James Allen Robinson was born in Greenville Tennessee on December 11, 1867.   He died in Cincinnati, Arkansas on June 16, 1946 at the age of 79 and is buried at Wedington Cemetery, Arkansas. His parents were Allen G. Robinson and Laura Leming.  His paternal grandparents were James Robinson and Mary Temple; maternal grandparents were John Leming and Rheuanna Henshaw.


In 1894 James graduated from Tennessee College of Medicine. He had previously attended Tusculum Presbyterian College, in Greenville Tennessee. Throughout his education he worked as a railroad telegrapher at Greenville and Knoxville.

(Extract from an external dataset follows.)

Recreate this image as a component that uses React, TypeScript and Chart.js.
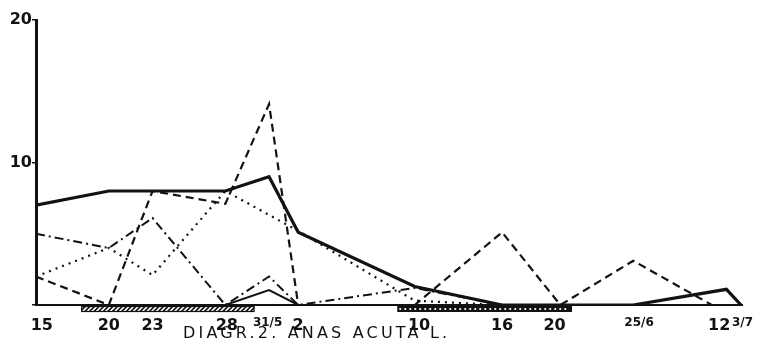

In 1895 he moved to Arkansas and established a medical practice that spanned 51 years.

Dr. Robinson married Ida M. Davis soon after arriving in Arkansas. They had three children, two girls, Leona H. and Cholera M., and a son, Otis Allen.  In 1901 the family lived in the Stillwell Indian Territory and later in Ingram and Del Rio, Texas apparently for Ida’s health.  Dr. Robinson returned to Arkansas in 1903 where Ida died on March 12th at the age of twenty six. Six years later he married Susie Kimbrough from Dutch Mills.  They had one daughter, Virginia.


Except for the short time in Texas, his homes and medical practice were in the northwestern Arkansas communities of Cane Hill, Wedington, Dutch Mills and Cincinnati. A document verifies that he was  “Admitted to Practice in the Northern District of the Indian Territory” in October 1917, and for about 3 years he practiced in the Indian Territory’s nearby border towns of Centralia and Westville.  In 1920 he made his final move to Cincinnati, Arkansas, built a house and took over the practice of the recently deceased Doctor Pittman. He remained there for 26 years until his death


Dr. Robinson had business interest in the Dutch Mills Percheron Horse Company and served on its Board of Directors.  He was active in the community as a member of the Cincinnati Masonic Lodge No.102 and served as Master in 1938.  It is said that he and six others held the lodge together during the great depression.


In the early years Dr. Robinson rode horseback or used a buggy to make home calls. Later he bought an early model car.  At one time he broke his arm cranking his old Ford. In the last years when he couldn’t see well to drive at night, his daughter drove him as he was often called to deliver babies in the middle of the night. Reports of Dr. Robinson indicate that he was a dedicated physician and was particularly remembered for his kindness. Stories include: a forded creek during a flood to deliver a baby; payments for treatment that were often garden produce, wood or a pig to fatten for winter; a hard service croquet court which he built and maintained and gladly allowed children to use; a trip to the World’s Fair in St Louis in 1904.


Dr. Robinson is remembered as a respected physician who contributed to the health care of citizens in small towns and rural communities of northwest Arkansas for more than half a century.